Healing repeated trauma isn’t just about what happened. It’s also how we protected ourselves from trauma, and what didn’t happen while the trauma was occurring.
And it is our old protections –that worked so well to help us survive—that often keep us from being able to learn or practice what didn’t happen. This is where the idea of the incubator comes in. It’s a protective external environment so you don’t have to use your protective internal defenses. It’s a nest bigger than the one you created internally to survive.
The amazing thing about the power of healing is that despite the fact that you can create these defenses that seem to keep everything out—new tender shoots of healing and growth still emerge. And when these tender shoots emerge you need something else besides doing— you need an incubator.
Sometimes these moments show up because the world offers you an exit ramp or a period of slowness—and your job, as Miller states, is to recognize that tender shoot as your own. You may be aware of the hurt—you are exhausted, you are in pain, you can feel or see your wounds. This can be hard, but it makes seeking or leaning into a supportive environment a bit easier because it comes with an understandable narrative---it comes with a way to explain it to yourself and others.

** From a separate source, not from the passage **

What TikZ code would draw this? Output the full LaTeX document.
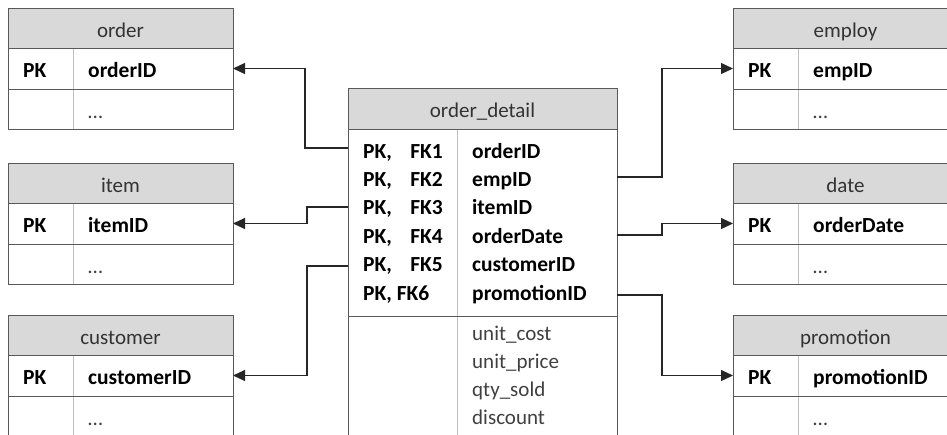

But it can be even harder if you recognize the tender shoot or old wound and have to intentionally seek out a nest or incubator on your own: the day off, the week off or a sabbatical of some sort. Yes, it can be hard to recognize them when they show up. But the real challenge is to seek or create an incubator for the that thing that is newly healing, that needs more time, space, love, care—to grow and take hold. It can be hard to explain, and hard to see—and it may not make sense to you or anyone around you. These tender places often defy language or logic. You can feel the need but may have a hard time describing it in language that you think others will understand. You may have a hard time describing in language that you can understand.
But there are also different kinds of understanding—and when we are healing often we seek the kind of understanding that lives in our minds. But the kind of healing that needs incubation is made up of a different sort of knowing. A knowing that lives somewhere in our hearts or bodies. A knowing that I have described before as living in your bones. A knowing that is as undeniable as it seems to be invisible or ephemeral. And this knowing requires, not more knowledge, but instead, faith. A faith in the wisdom you have that recognizes and protects the need slowness. A faith in your longing for an environment of protection and nourishment. And it requires a faith in your inner voice asking you to trust in the process of growth.